Adobe U.S. received software-related R&D services on a cost plus 15% basis from its wholly-owned Indian subsidiary ("Adobe India"). The assessment officer (AO) had assessed Adobe India on the basis that its fees did not accord with the arm’s length standard. Adobe India had successfully appealed that assessment to the ITAT, and an appeal by the AO of that loss to the High Court of Delhi was in process. Bakhru J found that even if the taxpayer had a permanent establishment in India, the AO had no ability under Art. 7 of the U.S.-India Treaty to tax Adobe U.S. respecting the R&D services business of Adobe India as the latter’s fees already was subject to Indian tax in accordance with the arm's length pricing standard.

He went on to find that Adobe U.S. had no PE in India given that it had no right to use Adobe India’s premises – and there was no service PE as the only Adobe U.S. “service” potentially provided in India that the AO could point to was the right to audit Adobe India’s performance.

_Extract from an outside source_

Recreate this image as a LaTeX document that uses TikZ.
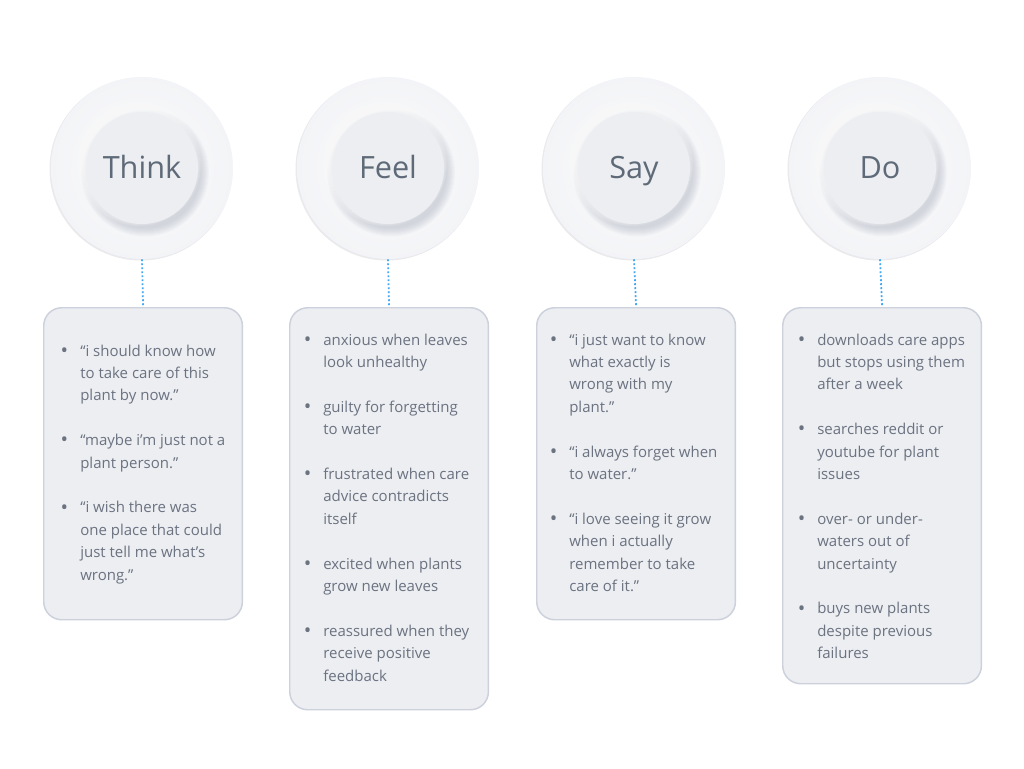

Neal Armstrong. Summaries of Adobe Systems Inc. v. ADIT, W.P.(C) 2384/2013 (Delhi High Ct) under Treaties Art. 7, Art. 5.

Air Canada – Quebec Court of Appeal finds that ARQ is obligated to send a copy of its notices of further reassessment to the lawyer who was its contact on a tax dispute

The lawyer acting for Air Canada in a tax dispute with ARQ was copied on a letter to Air Canada indicating that ARQ would be reassessing in a smaller amount than the original reassessment under dispute. This occurred several weeks later, but without the lawyer being copied. The Montreal head office of Air Canada forwarded the reassessment to its Winnipeg office (which dealt with tax matters), where something went awry, so that no action was taken. The lawyer did not find out about this until the 90-day objection period had expired.

The Quebec Court of Appeal found that, in light of considerations of procedural fairness, the Quebec equivalent of ITA s. 165(3) should be read as if it contained the additional bolded words noted below:

[T]he Minister shall … reconsider the assessment and … make a reassessment, and send the Minister's decision to the person by mail and to its designated representative, if any.

The same reasoning could apply federally.

Notwithstanding that ARQ thus had made a procedural error, the Court nonetheless declined to grant an extension of the 90-day appeal period under the more stringent Quebec equivalent of s. 166.2, which required that the taxpayer demonstrate that “it was impossible in fact” for it to appeal promptly. Air Canada, in the absence of any evidence as to why nothing had happened after the reassessment was forwarded to Winnipeg, had not established due diligence.

Neal Armstrong. Summaries of Air Canada v. ARQ, 2016 QCCA 710 under s. 165(3) and s. 166.2(5).